07 December 2008

Processing Oolong

In preparation for my trip to Asia this winter, I'm reading as much as I can about the processing of Oolong.  The basics are in many tea books, English and Chinese, but I want to get into the nitty-gritty of it from people that have actually done it before.  Particularly difficult to find are first-person accounts of processing written in English that can be easily-shared on this blog.

I came across a pretty detailed account of Baozhong processing on the blog for Red Circle Tea based in San Francisco.  You may read more about the processing for Baozhong here:

           Red Circle's Baozhong Processing Feature

The first oolong I've ever seen produced was Taiwanese Tieguanyin.  Before I can start making it with the masters, though, I'll begin with Four Seasons Tea this winter.  It's a light roast that shouldn't take more than a day to complete after the tea leaves have been oxidized.
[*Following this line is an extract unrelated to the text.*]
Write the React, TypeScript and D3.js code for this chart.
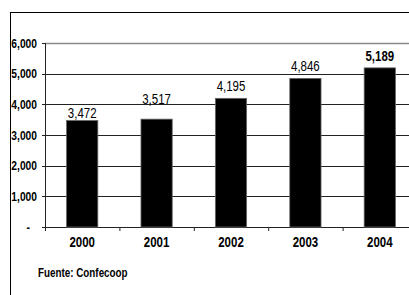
import React from "react";
import * as d3 from "d3";

const years = ["2000", "2001", "2002", "2003", "2004"];
const values = [3472, 3517, 4195, 4846, 5189];
const labelNudge = [3, 15, 7, 7, 7];
const boldLabel = [false, false, false, false, true];
const yTicks = [0, 1000, 2000, 3000, 4000, 5000, 6000];
const sourceText = "Fuente: Confecoop";

const W = 409;
const H = 295;
const FONT = "'Liberation Sans', Arial, sans-serif";
const NARROW = 0.82;

function NText(props: {
  x: number;
  y: number;
  anchor?: "start" | "middle" | "end";
  size: number;
  bold?: boolean;
  dy?: string;
  children: React.ReactNode;
}) {
  const { x, y, anchor = "start", size, bold, dy, children } = props;
  return (
    <text
      transform={`translate(${x},${y}) scale(${NARROW},1)`}
      textAnchor={anchor}
      fontSize={size}
      fontWeight={bold ? "bold" : "normal"}
      dy={dy}
      fill="#000"
    >
      {children}
    </text>
  );
}

export default function App() {
  const left = 45;
  const step = 74.4;
  const x = d3
    .scaleBand<string>()
    .domain(years)
    .range([left, left + step * years.length])
    .paddingInner(0.58)
    .paddingOuter(0.29);
  const y = d3.scaleLinear().domain([0, 6000]).range([227, 43]);
  const fmt = d3.format(",");
  const bw = x.bandwidth();

  return (
    <svg
      width={W}
      height={H}
      style={{ position: "absolute", left: 0, top: 0, background: "#fff" }}
      fontFamily={FONT}
    >
      <rect x={0} y={0} width={W} height={H} fill="#fff" />
      {/* outer frame */}
      <line x1={10.5} x2={10.5} y1={12} y2={H} stroke="#000" strokeWidth={1} />
      <line x1={10} x2={W} y1={12.5} y2={12.5} stroke="#000" strokeWidth={1} />

      {/* gridlines */}
      {yTicks.map((t) => (
        <line
          key={"g" + t}
          x1={left}
          x2={W}
          y1={Math.round(y(t)) + 0.5}
          y2={Math.round(y(t)) + 0.5}
          stroke={t === 6000 ? "#8a8a8a" : "#222"}
          strokeWidth={t === 6000 ? 1.3 : 1}
        />
      ))}
      {/* y axis */}
      <line x1={left + 0.5} x2={left + 0.5} y1={y(6000)} y2={y(0)} stroke="#222" />
      {yTicks.map((t) => (
        <g key={"yt" + t}>
          <line
            x1={left - 3}
            x2={left}
            y1={Math.round(y(t)) + 0.5}
            y2={Math.round(y(t)) + 0.5}
            stroke="#222"
          />
          <NText x={t === 0 ? 30 : 37} y={y(t)} dy="0.36em" anchor="end" size={12.5} bold>
            {t === 0 ? "-" : fmt(t)}
          </NText>
        </g>
      ))}
      {/* x ticks */}
      {years.map((yr, i) => (
        <line
          key={"xt" + yr}
          x1={left + step * i + 0.5}
          x2={left + step * i + 0.5}
          y1={y(0)}
          y2={y(0) + 4}
          stroke="#222"
        />
      ))}
      <line x1={left + step * years.length + 0.5} x2={left + step * years.length + 0.5} y1={y(0)} y2={y(0) + 4} stroke="#222" />

      {/* bars */}
      {years.map((yr, i) => (
        <rect
          key={"b" + yr}
          x={x(yr)!}
          y={y(values[i])}
          width={bw}
          height={y(0) - y(values[i])}
          fill="#000"
          stroke="#666"
          strokeWidth={0.8}
        />
      ))}
      {/* value labels */}
      {years.map((yr, i) => (
        <NText
          key={"v" + yr}
          x={x(yr)! + bw / 2}
          y={y(values[i]) - labelNudge[i]}
          anchor="middle"
          size={14}
          bold={boldLabel[i]}
        >
          {fmt(values[i])}
        </NText>
      ))}
      {/* x labels */}
      {years.map((yr) => (
        <NText key={"xl" + yr} x={x(yr)! + bw / 2} y={247} anchor="middle" size={14} bold>
          {yr}
        </NText>
      ))}
      <NText x={38} y={277} size={12} bold>
        {sourceText}
      </NText>
    </svg>
  );
}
                  dong ding tasting

Baozhong tea is one that used to be among my favorites.  It has, over the last decade though, gotten greener and less oxidized, to the point that I find it too fresh and green for an oolong.  The prize-winning Baozhongs are exceptionally green and fresh - the leaves are a beautiful jade color and the tea liquid infuses into a light brew with a greenish hue.  This is the trend and the experts and consumers seem to enjoy it.  However, Floating Leaves' Baozhong farmer prefers a more oxidized and roasted Baozhong himself and will agree to make a special batch of it if so requested.  The only problem is that he has quite a large minimum order for production.  I hope that maybe a few teahouses can get together and split the minimum order so that I can taste the wonderful, full-bodied Baozhong that I used to love.